El caso es que Goldberg ha concluido que invadir Irak fue la elección equivocada, con independencia de lo bienintencionada que fuese. "La guerra de Irak fue un error –ha escrito– si tenemos en cuenta el más obvio criterio: si hubiéramos sabido entonces lo que sabemos ahora, nunca hubiéramos ido a la guerra con Irak en 2003".
¿Es así como debe juzgarse ésta, cualquier guerra?
En 1812 el Congreso declaró la guerra al Reino Unido debido, en parte, al acuciante bloqueo británico de los puertos norteamericanos y a la recluta forzosa de marineros americanos para la Royal Navy. Si los americanos hubieran sabido en 1812 lo que les depararía el año 1814: el enemigo tomó Washington y quemó el Capitolio, el edificio del Tesoro y la Casa Blanca, ¿habrían ido a la guerra con el Reino Unido? Puede que no. ¿Significa eso que la guerra fue un error?
Hoy sabemos que la Guerra de 1812 no terminó con una derrota americana, sino con el Reino Unido, la superpotencia del momento, luchando por hacer tablas con sus antiguas colonias. La joven república se ganó la estima internacional, y el Reino Unido no volvió a cuestionar la independencia americana. De hecho, esas dos naciones jamás volvieron a guerrear entre sí. Si el Congreso hubiera sabido eso en 1812, ¿habría votado a favor de la guerra? Es bastante probable que sí. Puede que incluso con una mayoría superior.

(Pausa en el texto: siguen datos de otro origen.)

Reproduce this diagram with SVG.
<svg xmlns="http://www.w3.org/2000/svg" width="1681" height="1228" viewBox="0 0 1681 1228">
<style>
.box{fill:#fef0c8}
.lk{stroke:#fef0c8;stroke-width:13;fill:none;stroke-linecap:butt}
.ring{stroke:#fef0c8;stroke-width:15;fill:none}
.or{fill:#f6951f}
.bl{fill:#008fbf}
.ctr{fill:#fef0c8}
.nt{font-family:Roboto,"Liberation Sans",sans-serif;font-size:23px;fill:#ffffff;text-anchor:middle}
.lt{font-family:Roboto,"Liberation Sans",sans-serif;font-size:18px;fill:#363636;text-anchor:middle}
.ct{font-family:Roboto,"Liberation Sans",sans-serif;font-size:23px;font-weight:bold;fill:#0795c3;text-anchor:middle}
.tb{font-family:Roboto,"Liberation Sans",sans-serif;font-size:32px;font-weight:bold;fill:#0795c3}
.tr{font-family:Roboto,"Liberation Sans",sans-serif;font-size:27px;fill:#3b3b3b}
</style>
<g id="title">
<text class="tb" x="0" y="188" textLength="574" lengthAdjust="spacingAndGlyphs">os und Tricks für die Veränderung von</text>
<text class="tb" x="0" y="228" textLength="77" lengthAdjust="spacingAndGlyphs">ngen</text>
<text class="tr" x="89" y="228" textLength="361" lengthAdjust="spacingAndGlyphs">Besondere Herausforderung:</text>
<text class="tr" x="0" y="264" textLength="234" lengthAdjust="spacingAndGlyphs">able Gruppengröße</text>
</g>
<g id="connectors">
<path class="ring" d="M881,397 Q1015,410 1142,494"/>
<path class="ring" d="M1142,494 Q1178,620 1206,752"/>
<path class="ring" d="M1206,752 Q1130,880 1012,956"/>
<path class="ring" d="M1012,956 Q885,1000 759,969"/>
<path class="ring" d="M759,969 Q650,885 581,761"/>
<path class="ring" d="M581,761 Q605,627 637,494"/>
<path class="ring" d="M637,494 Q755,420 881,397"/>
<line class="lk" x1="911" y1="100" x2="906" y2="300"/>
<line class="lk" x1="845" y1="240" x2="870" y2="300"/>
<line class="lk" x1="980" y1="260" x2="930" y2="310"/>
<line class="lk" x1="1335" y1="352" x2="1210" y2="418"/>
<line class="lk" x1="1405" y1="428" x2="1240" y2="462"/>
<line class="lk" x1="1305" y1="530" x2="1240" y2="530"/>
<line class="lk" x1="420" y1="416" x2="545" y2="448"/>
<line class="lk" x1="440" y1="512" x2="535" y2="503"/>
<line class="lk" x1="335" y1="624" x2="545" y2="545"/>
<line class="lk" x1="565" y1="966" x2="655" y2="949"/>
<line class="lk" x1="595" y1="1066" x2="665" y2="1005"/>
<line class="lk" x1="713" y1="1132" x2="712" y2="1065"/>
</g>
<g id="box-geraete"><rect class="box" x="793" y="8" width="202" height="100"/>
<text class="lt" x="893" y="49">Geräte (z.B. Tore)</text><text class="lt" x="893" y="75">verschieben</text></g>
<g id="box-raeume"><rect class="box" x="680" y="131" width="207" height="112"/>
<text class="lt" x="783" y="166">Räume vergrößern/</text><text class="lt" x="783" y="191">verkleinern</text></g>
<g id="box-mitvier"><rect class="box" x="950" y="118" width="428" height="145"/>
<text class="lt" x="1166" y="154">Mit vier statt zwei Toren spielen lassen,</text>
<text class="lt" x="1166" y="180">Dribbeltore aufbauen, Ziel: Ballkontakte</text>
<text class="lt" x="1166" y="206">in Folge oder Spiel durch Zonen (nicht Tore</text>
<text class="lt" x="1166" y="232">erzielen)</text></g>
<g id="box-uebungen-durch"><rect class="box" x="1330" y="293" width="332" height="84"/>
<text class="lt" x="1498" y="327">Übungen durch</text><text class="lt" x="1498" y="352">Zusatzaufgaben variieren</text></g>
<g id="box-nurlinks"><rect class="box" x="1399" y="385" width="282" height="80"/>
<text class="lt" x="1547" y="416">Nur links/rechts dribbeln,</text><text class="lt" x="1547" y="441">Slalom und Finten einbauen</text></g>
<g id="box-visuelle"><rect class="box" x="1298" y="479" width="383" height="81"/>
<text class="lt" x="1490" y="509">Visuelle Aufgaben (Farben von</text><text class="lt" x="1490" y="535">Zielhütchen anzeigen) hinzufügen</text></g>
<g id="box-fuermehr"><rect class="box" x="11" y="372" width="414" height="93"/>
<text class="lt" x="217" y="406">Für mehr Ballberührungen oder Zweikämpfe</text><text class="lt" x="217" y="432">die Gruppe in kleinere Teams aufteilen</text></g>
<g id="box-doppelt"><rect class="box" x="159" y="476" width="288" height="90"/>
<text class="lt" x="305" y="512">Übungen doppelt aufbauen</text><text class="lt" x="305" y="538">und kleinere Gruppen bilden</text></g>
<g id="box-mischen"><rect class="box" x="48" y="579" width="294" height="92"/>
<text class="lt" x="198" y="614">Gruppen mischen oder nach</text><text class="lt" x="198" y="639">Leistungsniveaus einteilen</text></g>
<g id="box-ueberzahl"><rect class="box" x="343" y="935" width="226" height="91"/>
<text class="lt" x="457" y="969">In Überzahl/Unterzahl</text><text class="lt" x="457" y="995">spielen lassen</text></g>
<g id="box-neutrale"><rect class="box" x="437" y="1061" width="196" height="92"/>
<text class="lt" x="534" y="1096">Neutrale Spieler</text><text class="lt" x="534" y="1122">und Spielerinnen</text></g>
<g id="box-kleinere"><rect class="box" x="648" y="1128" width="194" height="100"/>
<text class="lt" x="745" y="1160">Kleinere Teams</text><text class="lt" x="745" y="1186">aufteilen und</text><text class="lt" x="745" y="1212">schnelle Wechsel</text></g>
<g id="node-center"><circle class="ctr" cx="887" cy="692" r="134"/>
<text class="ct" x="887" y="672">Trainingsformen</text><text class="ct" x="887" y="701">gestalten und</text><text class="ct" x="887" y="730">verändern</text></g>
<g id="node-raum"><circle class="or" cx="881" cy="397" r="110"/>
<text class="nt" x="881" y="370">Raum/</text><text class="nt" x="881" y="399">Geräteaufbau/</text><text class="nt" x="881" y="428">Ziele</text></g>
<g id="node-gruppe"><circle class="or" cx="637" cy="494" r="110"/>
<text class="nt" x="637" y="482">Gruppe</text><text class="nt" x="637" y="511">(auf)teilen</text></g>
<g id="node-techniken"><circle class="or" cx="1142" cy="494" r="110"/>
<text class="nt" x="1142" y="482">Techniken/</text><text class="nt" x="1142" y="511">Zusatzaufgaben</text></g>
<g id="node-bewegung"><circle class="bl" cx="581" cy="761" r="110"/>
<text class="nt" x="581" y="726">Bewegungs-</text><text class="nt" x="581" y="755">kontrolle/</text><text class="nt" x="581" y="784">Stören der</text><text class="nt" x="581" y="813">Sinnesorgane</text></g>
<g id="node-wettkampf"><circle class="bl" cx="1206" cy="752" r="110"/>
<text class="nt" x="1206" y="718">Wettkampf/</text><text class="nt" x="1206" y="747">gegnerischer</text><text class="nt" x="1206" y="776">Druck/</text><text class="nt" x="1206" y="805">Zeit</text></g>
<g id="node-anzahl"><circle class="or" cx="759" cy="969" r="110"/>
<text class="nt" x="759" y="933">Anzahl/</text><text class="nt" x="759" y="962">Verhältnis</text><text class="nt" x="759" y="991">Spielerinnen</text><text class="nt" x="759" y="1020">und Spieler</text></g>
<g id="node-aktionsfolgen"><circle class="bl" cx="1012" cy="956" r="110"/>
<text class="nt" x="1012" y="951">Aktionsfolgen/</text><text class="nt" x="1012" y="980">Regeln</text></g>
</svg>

Las guerras suelen engendrar innumerables chapucerías, y la de Irak no es ninguna excepción. El exceso de confianza, los fallos de inteligencia, la planificación mediocre... nada de esto es exclusivo de la guerra que nos ocupa, o de la actual Administración.
En 1944 los Aliados estaban seguros de que Hitler estaba casi acabado, de que los alemanes no estaban para contraofensivas y de que las apacibles Árdenas, en la frontera germano-belga, era un buen lugar para estacionar reclutas inexpertos y unidades agotadas necesitadas de reposo. Así, los generales no se esperaban que Hitler lanzase un cuarto de millón de hombres contra el mencionado bosque, dando inicio así a la legendaria Batalla de las Árdenas.
Fue el choque más sangriento de la guerra para las tropas norteamericanas: 19.000 soldados perdieron la vida en esas cinco horribles semanas, y 60.000 quedaron lisiados o fueron hechos prisioneros.
Hoy comprendemos que la Batalla de las Árdenas fue el último recurso de Hitler, y que la guerra europea terminó pocos meses después. Pero en aquel momento hubo quien temió que el conflicto se prolongara durante años. Sin duda algunos americanos se encontraron pensando que la guerra con Alemania había sido un grave error; un error que podría haberse evitado "si hubiéramos sabido entonces lo que sabemos ahora".
La de Irak no es la primera guerra cuyos índices de popularidad caen a plomo. En los primeros momentos de la Guerra de Secesión muchos habitantes del Norte vaticinaban frívolamente una rápida victoria de su bando. El Secretario de Estado, William Seward, pensó que la guerra habría terminado en 90 días, ha escrito el historiador David Herbert Donald en su biografía de Abraham Lincoln. "El New York Times predecía la victoria en 30 días, y el New York Tribune garantizaba a sus lectores que Jeff Davis y compañía 'estarían colgando de las defensas de Washington... hacia el 4 de julio'".
De haber tenido algún indicio de la carnicería que se avecinaba, ¿se habría saludado con tal fervor la apuesta de Lincoln? Mucho antes del final de la contienda, el aliento se había transformado en amarga censura. Allá por el 1863 se denunciaba la guerra en el Congreso como "el más sangriento, estrepitoso y completo fracaso", mientras Lincoln y su Administración eran despreciados por su incompetencia. "Nunca hubo semejante ayuntamiento de arrastrados e incompetentes en un Gobierno", proclamaba con disgusto el senador por Maine William Pitt Fessendon.
La cuestión no es si el violento caos iraquí es similar al registrado en la Guerra de Secesión en 1863, en las Árdenas (1944) o en Washington en 1814. La cuestión es que no lo podemos saber. Al igual que los americanos que nos precedieron, tenemos que elegir entre la retirada o la resolución sin saber cómo va a terminar la cosa. De lo que sí podemos estar seguros es de que, una vez más, la apuesta es entre la libertad y la decencia o la tiranía y el terror, de que luchamos contra un enemigo que se alimenta de nuestra debilidad y desea que perdamos la motivación y de que los americanos de las generaciones venideras recordarán si nos arredramos o no.
JEFF JACOBY, columnista del Boston Globe.